Monte-Carlo Planning: Theoretically Fast Convergence Meets Practical Efficiency
This work addresses a practical efficiency vs. theoretical guarantee problem in online planning for AI and robotics, offering an incremental improvement by hybridizing existing methods.
The paper tackles the trade-off between fast initial action selection and strong worst-case guarantees in Monte-Carlo tree search (MCTS) algorithms by connecting epsilon-greedy/UCT and BRUE approaches, resulting in an algorithm that competes well under short planning times while preserving exponential convergence rates.

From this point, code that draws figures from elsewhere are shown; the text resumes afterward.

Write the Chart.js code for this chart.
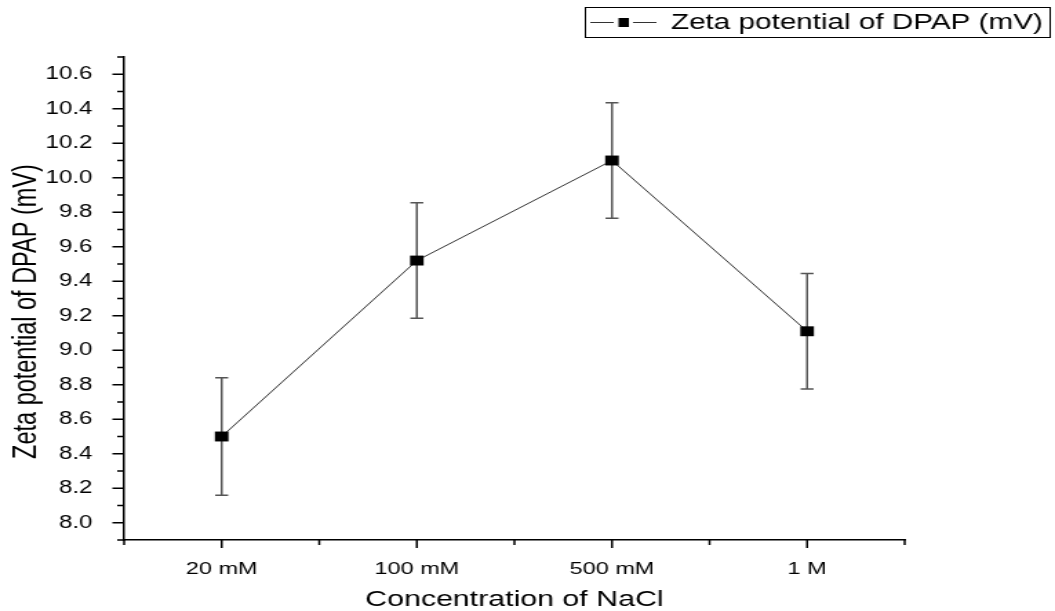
<!DOCTYPE html>
<html>
<head>
<meta charset="utf-8">
<title>Zeta potential of DPAP</title>
<script src="https://cdn.jsdelivr.net/npm/chart.js@4.4.1/dist/chart.umd.min.js"></script>
<style>
  html, body { margin: 0; padding: 0; background: #ffffff; }
</style>
</head>
<body>
<!-- the source image is stretched sideways, so the canvas is drawn narrow and widened by css -->
<canvas id="zeta-chart" width="765" height="611" style="display:block;width:1055px;height:611px"></canvas>
<script>
// Values
const categories = ["20 mM", "100 mM", "500 mM", "1 M"];
const zetaValues = [8.50, 9.52, 10.10, 9.11];
const zetaErrors = [0.34, 0.335, 0.335, 0.335];
const yTicks = [8.0, 8.2, 8.4, 8.6, 8.8, 9.0, 9.2, 9.4, 9.6, 9.8, 10.0, 10.2, 10.4, 10.6];
const yMinorTicks = [7.9, 8.1, 8.3, 8.5, 8.7, 8.9, 9.1, 9.3, 9.5, 9.7, 9.9, 10.1, 10.3, 10.5, 10.7];

const FONT = "'Liberation Sans', Arial, sans-serif";
const SERIES_LABEL = "Zeta potential of DPAP (mV)";

const errorBars = {
  id: "errorBars",
  beforeDatasetsDraw(chart) {
    const { ctx, scales: { x, y } } = chart;
    ctx.save();
    ctx.strokeStyle = "#555555";
    ctx.lineWidth = 1.5;
    zetaValues.forEach((value, i) => {
      const px = x.getPixelForValue(i);
      const top = y.getPixelForValue(value + zetaErrors[i]);
      const bottom = y.getPixelForValue(value - zetaErrors[i]);
      ctx.beginPath();
      ctx.moveTo(px, top);
      ctx.lineTo(px, bottom);
      ctx.moveTo(px - 4.7, top);
      ctx.lineTo(px + 4.7, top);
      ctx.moveTo(px - 4.7, bottom);
      ctx.lineTo(px + 4.7, bottom);
      ctx.stroke();
    });
    ctx.restore();
  }
};

// major and minor tick marks, pointing out of the plot
const tickMarks = {
  id: "tickMarks",
  afterDraw(chart) {
    const { ctx, scales: { x, y } } = chart;
    ctx.save();
    ctx.strokeStyle = "#000000";
    ctx.lineWidth = 1.5;
    ctx.beginPath();
    yTicks.forEach(v => {
      const py = y.getPixelForValue(v);
      ctx.moveTo(y.right, py);
      ctx.lineTo(y.right - 8.5, py);
    });
    yMinorTicks.forEach(v => {
      const py = y.getPixelForValue(v);
      ctx.moveTo(y.right, py);
      ctx.lineTo(y.right - 5, py);
    });
    categories.forEach((c, i) => {
      const px = x.getPixelForValue(i);
      ctx.moveTo(px, x.top);
      ctx.lineTo(px, x.top + 8);
    });
    for (let i = 0; i <= categories.length; i++) {
      const px = x.getPixelForValue(i - 0.5);
      ctx.moveTo(px, x.top);
      ctx.lineTo(px, x.top + 5);
    }
    ctx.stroke();
    ctx.restore();
  }
};

const boxedLegend = {
  id: "boxedLegend",
  afterDraw(chart) {
    const { ctx } = chart;
    const label = chart.data.datasets[0].label;
    ctx.save();
    ctx.strokeStyle = "#000000";
    ctx.lineWidth = 1;
    ctx.strokeRect(424.5, 7.5, 337, 30);
    ctx.strokeStyle = "#333333";
    ctx.beginPath();
    ctx.moveTo(428, 22.5);
    ctx.lineTo(445, 22.5);
    ctx.moveTo(459, 22.5);
    ctx.lineTo(476, 22.5);
    ctx.stroke();
    ctx.fillStyle = "#000000";
    ctx.fillRect(448.5, 18, 7.5, 9);
    ctx.font = `21.5px ${FONT}`;
    ctx.textBaseline = "middle";
    ctx.fillText(label, 486.5, 23);
    ctx.restore();
  }
};

new Chart(document.getElementById("zeta-chart"), {
  type: "line",
  data: {
    labels: categories,
    datasets: [{
      label: SERIES_LABEL,
      data: zetaValues,
      borderColor: "#333333",
      borderWidth: 1,
      tension: 0,
      pointStyle: "rect",
      pointRadius: 7,
      pointHoverRadius: 7,
      pointBorderWidth: 0,
      pointBackgroundColor: "#000000"
    }]
  },
  options: {
    responsive: false,
    animation: false,
    events: [],
    layout: {
      padding: { top: 57, right: 109, left: 0, bottom: 0 }
    },
    plugins: {
      legend: { display: false },
      tooltip: { enabled: false }
    },
    scales: {
      x: {
        type: "category",
        offset: true,
        grid: { display: false },
        border: { display: true, color: "#000000", width: 1.5 },
        ticks: {
          color: "#000000",
          padding: 11,
          font: { family: FONT, size: 17 }
        },
        title: {
          display: true,
          text: "Concentration of NaCl",
          color: "#000000",
          padding: 0,
          font: { family: FONT, size: 22, lineHeight: 1 }
        },
        afterFit: scale => { scale.height = 71; }
      },
      y: {
        min: 7.9,
        max: 10.7,
        grid: { display: false },
        border: { display: true, color: "#000000", width: 1.5 },
        afterBuildTicks: scale => {
          scale.ticks = yTicks.map(v => ({ value: v }));
        },
        ticks: {
          color: "#000000",
          padding: 15,
          font: { family: FONT, size: 17.5 },
          callback: value => Number(value).toFixed(1)
        },
        title: {
          display: true,
          // trailing spaces push the title a little below the axis middle, as in the original
          text: SERIES_LABEL + "\u00a0\u00a0\u00a0\u00a0",
          color: "#000000",
          padding: { top: 5, bottom: 0 },
          font: { family: FONT, size: 23.5 }
        },
        afterFit: scale => { scale.width = 90; }
      }
    }
  },
  plugins: [errorBars, tickMarks, boxedLegend]
});
</script>
</body>
</html>
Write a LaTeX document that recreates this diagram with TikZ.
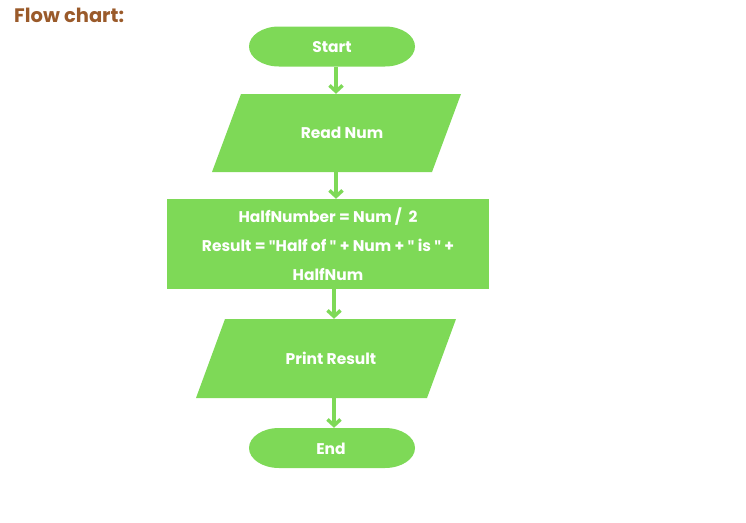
\documentclass[tikz,border=0pt]{standalone}
\usepackage{fontspec}
\setmainfont{Poppins}
\newfontfamily\qfont{Fira Sans}
\usetikzlibrary{arrows.meta}
\definecolor{fcgreen}{HTML}{7ED957}
\definecolor{fcbrown}{HTML}{9A5A2A}
\newcommand{\dq}{{\qfont\bfseries\symbol{34}}}
\tikzset{
  shapefill/.style={fill=fcgreen},
  lbl/.style={text=white, font=\fontsize{15.5}{18}\selectfont\bfseries, inner sep=0pt},
  arr/.style={draw=fcgreen, line width=3.5pt,
    -{Straight Barb[length=6pt,width=13pt,line width=3.5pt]}},
}
\begin{document}
\begin{tikzpicture}[x=1pt,y=1pt]
\useasboundingbox (0,0) rectangle (746,-522);
% title
\node[anchor=base west, inner sep=0pt, text=fcbrown, font=\fontsize{19.5}{22}\selectfont\bfseries] (title) at (14,-22) {Flow chart:};
% start terminal
\fill[shapefill] (279,-26.5) -- (385,-26.5) arc[start angle=90,end angle=-90,x radius=30,y radius=20] -- (279,-66.5) arc[start angle=270,end angle=90,x radius=30,y radius=20] -- cycle;
\node[lbl, minimum width=166, minimum height=40] (start) at (332,-47.5) {Start};
% read input
\fill[shapefill] (241,-94) -- (461,-94) -- (432,-172) -- (212,-172) -- cycle;
\node[lbl, minimum height=78] (read) at (342,-133) {Read Num};
% process
\node[lbl, fill=fcgreen, minimum width=322, minimum height=90, align=center,
  font=\fontsize{15.5}{29}\selectfont\bfseries] (proc) at (328,-244)
  {HalfNumber = Num /\ \ 2\\Result = \dq Half of \dq\ + Num + \dq\ is \dq\ +\\HalfNum};
% print
\fill[shapefill] (225,-319) -- (456,-319) -- (427,-398) -- (196,-398) -- cycle;
\node[lbl, minimum height=79] (print) at (331,-358.5) {Print Result};
% end terminal
\fill[shapefill] (279,-428) -- (385,-428) arc[start angle=90,end angle=-90,x radius=30,y radius=20] -- (279,-468) arc[start angle=270,end angle=90,x radius=30,y radius=20] -- cycle;
\node[lbl, minimum width=166, minimum height=40] (end) at (331,-449) {End};
% connectors
\coordinate (ax1) at (336,0);
\coordinate (ax2) at (334,0);
\draw[arr] ([yshift=1pt]start.south -| ax1) -- (read.north -| ax1);
\draw[arr] (read.south -| ax1) -- (proc.north -| ax1);
\draw[arr] (proc.south -| ax2) -- (print.north -| ax2);
\draw[arr] (print.south -| ax2) -- ([yshift=1pt]end.north -| ax2);
\end{tikzpicture}
\end{document}
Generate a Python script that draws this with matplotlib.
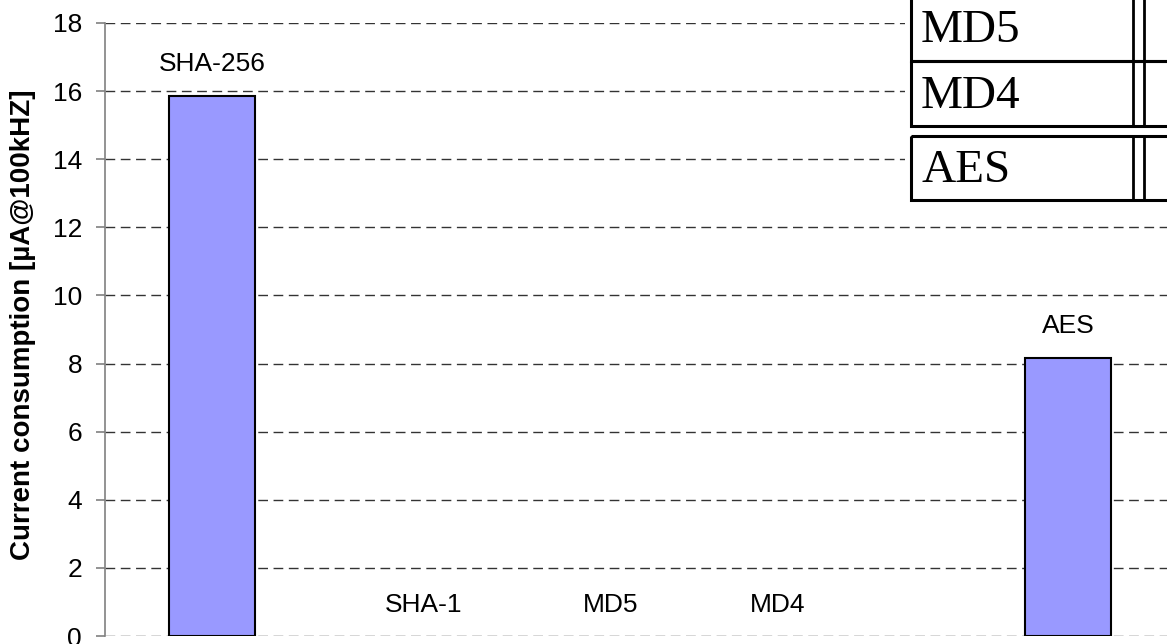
import matplotlib
matplotlib.use('Agg')
import matplotlib.pyplot as plt
from matplotlib.patches import Rectangle

plt.rcParams.update({'font.family': ['Liberation Sans', 'DejaVu Sans'], 'font.size': 19})

categories = ['SHA-256', 'SHA-1', 'MD5', 'MD4', 'AES']
values = [15.85, 0, 0, 0, 8.15]
yticks = [0, 2, 4, 6, 8, 10, 12, 14, 16, 18]
table_rows = ['MD5', 'MD4', 'AES']

# label placement (x shift in category units, y for zero bars)
label_dx = [0, -0.01, -0.135, -0.355, 0]

W, H = 1167, 644
fig = plt.figure(figsize=(W / 100, H / 100), dpi=100)
ax = fig.add_axes([105 / W, 8 / H, 1070 / W, 613 / H])

x = list(range(len(categories)))
bars = ax.bar(x, values, width=0.4, color='#9999ff', edgecolor='black', linewidth=1.5, zorder=3)
for b, v in zip(bars, values):
    if v == 0:
        b.set_visible(False)

for i, (c, v) in enumerate(zip(categories, values)):
    ty = v + 0.95 if v > 0 else 0.9
    ax.text(i + label_dx[i], ty, c, ha='center', va='center', fontsize=19, zorder=4)

ax.set_xlim(-0.5, 4.5)
ax.set_ylim(0, 18)
ax.set_yticks(yticks)
ax.set_xticks([])
ax.yaxis.grid(True, linestyle=(0, (7, 4)), color='#333333', linewidth=1.0)
ax.set_axisbelow(True)
for s in ['top', 'right', 'bottom']:
    ax.spines[s].set_visible(False)
ax.spines['left'].set_color('#808080')
ax.spines['left'].set_linewidth(1.2)
ax.tick_params(axis='y', length=6.5, color='#808080', width=1.2, pad=10, labelsize=19)
ax.set_ylabel('Current consumption [µA@100kHZ]', fontweight='bold', fontsize=20)
ax.yaxis.set_label_coords(-0.0645, 0.507)

# pasted table image in the top-right corner
tx = fig.add_axes([905 / W, 1 - 206 / H, (W - 905) / W, 206 / H])
tx.set_xlim(905, W)
tx.set_ylim(206, 0)
tx.axis('off')
tx.add_patch(Rectangle((905, 0), W - 905, 206, facecolor='white', edgecolor='none'))
boxes = [(-5, 61), (61, 126), (136, 200)]
for name, (y0, y1) in zip(table_rows, boxes):
    tx.add_patch(Rectangle((911, y0), W - 911 + 5, y1 - y0, facecolor='none',
                           edgecolor='black', linewidth=2.2))
    for vx in (1133, 1144):
        tx.plot([vx, vx], [y0, y1], color='black', linewidth=2.0)
    tx.text(921, (y0 + y1) / 2 + 3 if y0 >= 0 else 31, name, family='Liberation Serif',
            fontsize=34, ha='left', va='center')

fig.savefig('out.png', dpi=100)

Popular Monte-Carlo tree search (MCTS) algorithms for online planning, such as epsilon-greedy tree search and UCT, aim at rapidly identifying a reasonably good action, but provide rather poor worst-case guarantees on performance improvement over time. In contrast, a recently introduced MCTS algorithm BRUE guarantees exponential-rate improvement over time, yet it is not geared towards identifying reasonably good choices right at the go. We take a stand on the individual strengths of these two classes of algorithms, and show how they can be effectively connected. We then rationalize a principle of "selective tree expansion", and suggest a concrete implementation of this principle within MCTS. The resulting algorithm,s favorably compete with other MCTS algorithms under short planning times, while preserving the attractive convergence properties of BRUE.